Liz Stefanics said she lives near Cerrillos, on a dirt road, and in a home with a well and septic system. She moved to New Mexico in 1982 to teach at the University of New Mexico, and made a career in health services.

She spoke in favor of “growing jobs one at a time,” and getting broadband internet to every community in the state, as well as “local authority back to the school boards and not having the state running schools.”


Liz Stefanics spoke in favor of “growing jobs one at a time,” and getting broadband internet to every community in the state, as well as “local authority back to the school boards and not having the state running schools.”


She brought up health services and increased funding to senior centers, and spoke in favor of background checks foor gun sales. She said the state should tap into the Land Grand Permanent Fund for early and pre-k education, and should look at hemp farming “and maybe legalizing marijuana.”

Mike Anaya took the floor, reminiscing about a childhood visit to Mountainair. He said he was born and raised in Galisteo, and carrying on the work his father, Joe Anaya, had started in the community, like the first water system in the village.

He said what he learned as a Santa Fe County commissioner and working in the State Land Office under Ray Powell would help him in navigating the Legislature.

He said the area could “tie in to the Sun Zia Line,” a renewable energy transmission project between Arizona and Corona, to generate revenue.

Anaya said he believes in the Second Amendment, gun safety and hunter safety, and said he has a concealed carry permit. “There are things we need to do if we want to have a weapon,” he said.


Anaya said he believes in the Second Amendment, gun safety and hunter safety, and said he has a concealed carry permit. “There are things we need to do if we want to have a weapon,” he said.


He also brought up senior services, clean water and roads as important issues, along with access to public lands and veterans’ services. He said the state should tap into the Land Grant Permanent Fund for education. He said it’s a “rainy day” fund, adding, “It’s raining in New Mexico.”

A few audience members stuck around after the forum, and gave their opinions on the event to The Independent.

“Everybody was for transparency,” said Cora Howard. “This tells me this is what we need more than anything. Howard defined transparency as “where the money comes from, where does it go?”

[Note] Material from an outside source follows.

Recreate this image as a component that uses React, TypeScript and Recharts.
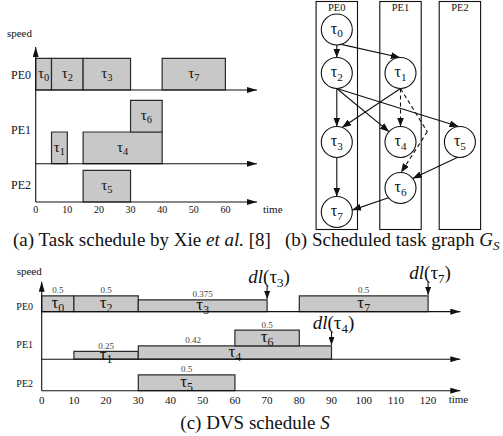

She said she appreciated the cooperation between the county’s Democrat and Republican parties, and praised the discourse. “I was impressed by the fact that three or four honed in on education of our children,” Howard said. “I think that’s a weak point in this area. … It definitely needs some attention.”

The cooperative forum is “something I wish we would do more of,” said Cindy Hollenberg of Abo. She said the event pointed out that “there are issues and values common to both.”

Howard said she heard a lot of talking about transparency, but not about “what are you going to do to be accountable,” adding, “Rarely is anything specific offered.”


Howard said she heard a lot of talking about transparency, but not about “what are you going to do to be accountable,” adding, “Rarely is anything specific offered.”


By transparency she said she was referring to campaign disclosure laws, chiefly, asking, “Where is the funding coming from?” and “How is the money being spent?”

She said Torrance County’s commission is not open, saying, citizens are not allowed to speak. “People were shut down, and that needs to change.”

She said if commissioners are not listening, they aren’t doing their jobs.

Jan Eshleman said she lives west of Mountainair, and wondered why the “primary qualification” for elected office in New Mexico “is they are born and raised here.”

She said those who move to the area by choice are just as vested and just as interested in the local governance. “I moved here because I love the state, love the mountains,” she said. “I came here by choice.”

Eshleman said there aren’t enough bipartisan events, adding, “And I was disappointed in the candidates that didn’t show—the same ones I’ve never seen show up anywhere, and that speaks volumes. If I’m not worth your time, you’re not worth my vote.”